実際の、現地のバリ人の方に伺ったら、死ぬことは、とてもうれしいことなのだそうです。
それを知る鍵として、民族資料館で見た、影絵が参考となるでしょう。
日本で影絵というと、暗闇では見えなくなるのだからとそもそも黒い色で作られるのですが、
バリの影絵は、実にカラフルな極彩色で作られるのです。
ヒンドゥー教では、生きている現世こそが、辛い仮の世界で、死後こそが、楽しく幸せな世界だという
考えからきているのだそうです。
だからお葬式は実にめでたいことであり、死後の世界を影絵で演じる際には、その幸せな世界は華やかな色合いで染められるのだそうです。
<ケチャ>
大勢の男性によって演じられる合唱舞踊は、ラーマーヤナ叙事詩をモチーフにした舞踊劇とともに
演じられることが多いようです。
私たちは、南西部にある、タナロット寺院に行き、放し飼いの猿の度を越したいたずらに用心しながらも、タナロット寺院の絶景を見ながら、夕闇の中でケチャを堪能しました。

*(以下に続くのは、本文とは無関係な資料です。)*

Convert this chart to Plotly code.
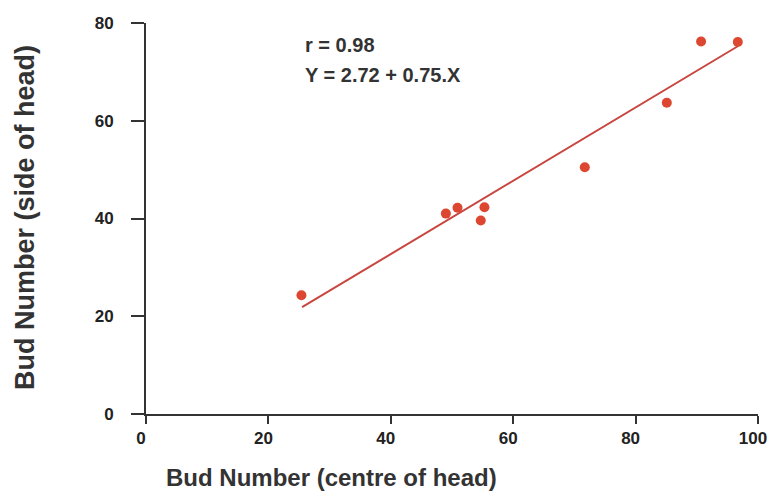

「チャ」の掛け声は、きちんと5つか7つのパートに分かれていて、その高度なリズム感は驚異的。
各パートの微妙で複雑なズレが全体の掛け声に厚みと深さを与え、聴くものを不思議な感覚に
いざなうのでした。
さて、最初の本題に戻ります。
なぜ、バリでは、元統治国のオランダの香りがしなかったのでしょうか?
これには、少し歴史を紐解く必要があるでしょう。
その辺の事情については、永渕康之氏の著書「バリ島」に詳しく書かれています。
ヒンドゥー文化はかつてジャワでさかえ、その後イスラム勢力の進出によって滅んだのですが、
バリではそのヒンドゥー文化が今でも人々の生活に生きながらえているのでした。
20世紀のはじめ、ジャワ島を中心にインドネシアの民族意識が生まれ、民族運動が展開された
時代でした。
運動の拡大とともに、オランダ政府は従来の政策を見直して、いくつかの懐柔策を打ち出しましたが、
ジャワではイスラム教が大衆を運動に動員させる上で、大きな役割を果たしていったのでした。

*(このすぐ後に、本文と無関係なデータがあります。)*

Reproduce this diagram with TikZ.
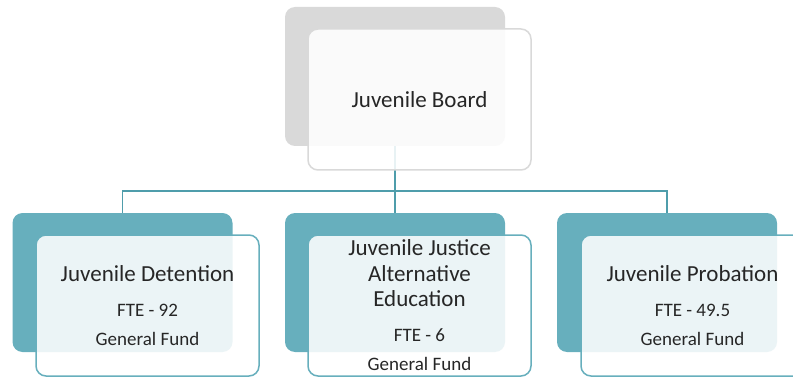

そこで、お隣のオランダのバリ地方政府は、バリのヒンドゥー文化をイスラムと対峙させ、
一種の盾として使うことで、民族運動の拡大を遮断出来るのではないかと考えたのです。
そんな思惑から、時の政府は、バリ文化の保護にいっそう力を入れ、文化を尊重することで、
ヒンドゥー的な世界であるバリ社会を政府に手なずけ、政府に敵対するイスラム的なジャワから
切り離そうとしたのです。
そんな過去のいきさつもあり、バリではいまだにヒンドゥー文化が脈々と受け継がれているようでした。
私が、バリで目にした、オランダと関係するものは、戦争で使われたとされるこの大砲だけでした。
世界的にも有名な観光地バリの世界観がいまだに崩れていなくて、美しいのは、過去に文化を
保護しようとした宗主国の政治的な思惑が働いたという歴史的背景があることは感慨深いことでした。